▶ **Given task**:
Gather every line holding the string "chart".

▶ **Material**:
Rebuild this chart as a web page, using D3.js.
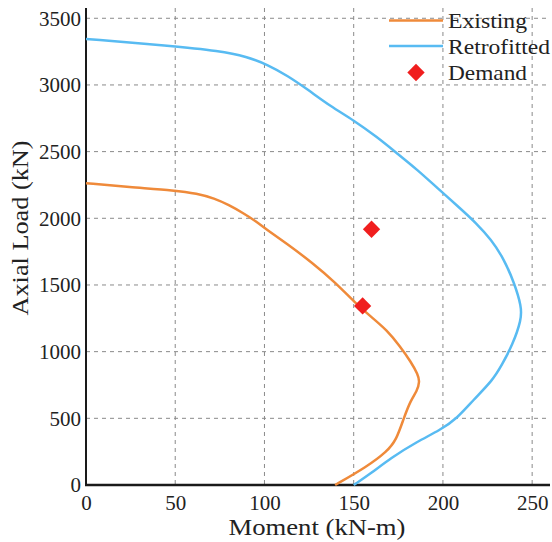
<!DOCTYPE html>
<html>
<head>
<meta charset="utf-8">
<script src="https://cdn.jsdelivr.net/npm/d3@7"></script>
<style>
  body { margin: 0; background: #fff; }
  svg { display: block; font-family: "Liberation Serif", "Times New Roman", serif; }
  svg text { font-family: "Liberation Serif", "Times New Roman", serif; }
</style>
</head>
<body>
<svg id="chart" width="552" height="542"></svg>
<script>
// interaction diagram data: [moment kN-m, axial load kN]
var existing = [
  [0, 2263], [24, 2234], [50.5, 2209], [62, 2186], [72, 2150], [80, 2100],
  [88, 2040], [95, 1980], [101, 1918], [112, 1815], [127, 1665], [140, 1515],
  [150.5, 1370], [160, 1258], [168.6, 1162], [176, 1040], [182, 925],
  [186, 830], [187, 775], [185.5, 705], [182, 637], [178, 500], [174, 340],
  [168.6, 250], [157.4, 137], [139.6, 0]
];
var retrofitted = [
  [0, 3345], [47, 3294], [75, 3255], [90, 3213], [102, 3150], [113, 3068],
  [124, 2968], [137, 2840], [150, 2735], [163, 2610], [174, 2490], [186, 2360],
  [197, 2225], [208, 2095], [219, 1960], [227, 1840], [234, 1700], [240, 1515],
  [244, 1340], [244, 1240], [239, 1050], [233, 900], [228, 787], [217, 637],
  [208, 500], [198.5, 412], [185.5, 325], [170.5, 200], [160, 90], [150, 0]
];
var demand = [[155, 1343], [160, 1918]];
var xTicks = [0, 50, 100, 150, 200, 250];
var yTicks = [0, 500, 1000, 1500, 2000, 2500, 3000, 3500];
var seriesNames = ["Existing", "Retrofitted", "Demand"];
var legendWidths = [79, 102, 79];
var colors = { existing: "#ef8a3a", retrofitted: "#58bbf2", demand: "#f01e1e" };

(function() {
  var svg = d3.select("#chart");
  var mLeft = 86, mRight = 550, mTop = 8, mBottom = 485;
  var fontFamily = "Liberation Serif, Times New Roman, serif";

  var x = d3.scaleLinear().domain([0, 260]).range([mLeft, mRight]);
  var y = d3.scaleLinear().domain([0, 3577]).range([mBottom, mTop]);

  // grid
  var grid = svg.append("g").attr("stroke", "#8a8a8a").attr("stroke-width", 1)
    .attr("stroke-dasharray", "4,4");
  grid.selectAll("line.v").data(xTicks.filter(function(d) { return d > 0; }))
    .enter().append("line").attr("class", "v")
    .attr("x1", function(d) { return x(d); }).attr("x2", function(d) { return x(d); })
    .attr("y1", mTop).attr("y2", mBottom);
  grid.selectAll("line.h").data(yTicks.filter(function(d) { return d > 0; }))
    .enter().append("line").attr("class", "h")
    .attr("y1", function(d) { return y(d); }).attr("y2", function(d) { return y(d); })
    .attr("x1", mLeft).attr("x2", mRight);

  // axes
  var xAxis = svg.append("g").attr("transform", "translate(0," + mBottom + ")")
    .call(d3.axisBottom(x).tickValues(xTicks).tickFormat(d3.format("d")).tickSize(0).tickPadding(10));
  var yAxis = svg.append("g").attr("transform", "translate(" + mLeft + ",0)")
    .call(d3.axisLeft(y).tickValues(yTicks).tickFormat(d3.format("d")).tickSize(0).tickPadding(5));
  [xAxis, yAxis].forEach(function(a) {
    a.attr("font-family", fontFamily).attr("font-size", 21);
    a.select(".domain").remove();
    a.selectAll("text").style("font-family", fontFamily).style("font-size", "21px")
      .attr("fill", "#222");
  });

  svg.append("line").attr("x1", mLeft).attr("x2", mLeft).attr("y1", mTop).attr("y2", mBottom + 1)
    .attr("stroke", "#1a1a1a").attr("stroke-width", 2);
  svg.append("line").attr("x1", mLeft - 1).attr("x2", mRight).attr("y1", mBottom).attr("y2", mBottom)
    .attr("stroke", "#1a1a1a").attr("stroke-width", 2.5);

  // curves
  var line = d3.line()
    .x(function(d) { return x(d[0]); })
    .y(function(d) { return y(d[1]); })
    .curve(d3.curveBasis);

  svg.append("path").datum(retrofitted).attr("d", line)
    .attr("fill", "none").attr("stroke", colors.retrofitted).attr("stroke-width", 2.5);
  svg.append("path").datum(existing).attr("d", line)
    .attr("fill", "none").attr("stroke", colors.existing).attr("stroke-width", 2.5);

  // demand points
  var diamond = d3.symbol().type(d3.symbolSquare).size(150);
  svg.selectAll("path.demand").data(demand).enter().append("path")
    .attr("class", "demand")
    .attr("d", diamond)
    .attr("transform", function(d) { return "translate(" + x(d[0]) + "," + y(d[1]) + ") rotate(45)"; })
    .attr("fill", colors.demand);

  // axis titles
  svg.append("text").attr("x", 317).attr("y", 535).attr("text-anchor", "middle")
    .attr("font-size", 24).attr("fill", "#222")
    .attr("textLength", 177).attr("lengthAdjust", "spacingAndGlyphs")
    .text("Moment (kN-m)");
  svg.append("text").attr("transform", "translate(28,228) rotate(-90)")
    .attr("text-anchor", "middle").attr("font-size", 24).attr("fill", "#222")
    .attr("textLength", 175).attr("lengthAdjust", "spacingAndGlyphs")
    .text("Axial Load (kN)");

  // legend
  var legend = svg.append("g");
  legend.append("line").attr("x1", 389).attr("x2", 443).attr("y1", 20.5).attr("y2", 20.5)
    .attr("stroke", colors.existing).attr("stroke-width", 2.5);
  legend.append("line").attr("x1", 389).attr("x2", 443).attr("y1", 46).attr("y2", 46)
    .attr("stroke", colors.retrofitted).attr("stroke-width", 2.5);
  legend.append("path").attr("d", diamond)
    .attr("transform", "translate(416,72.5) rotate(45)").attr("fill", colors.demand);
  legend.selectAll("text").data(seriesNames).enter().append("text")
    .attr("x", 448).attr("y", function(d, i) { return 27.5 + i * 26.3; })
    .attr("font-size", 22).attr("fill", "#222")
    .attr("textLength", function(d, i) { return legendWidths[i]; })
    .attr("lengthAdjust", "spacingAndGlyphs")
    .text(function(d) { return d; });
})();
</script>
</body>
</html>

▶ **Answer to this exercise**:
Rebuild this chart as a web page, using D3.js.
<svg id="chart" width="552" height="542"></svg>
  var svg = d3.select("#chart");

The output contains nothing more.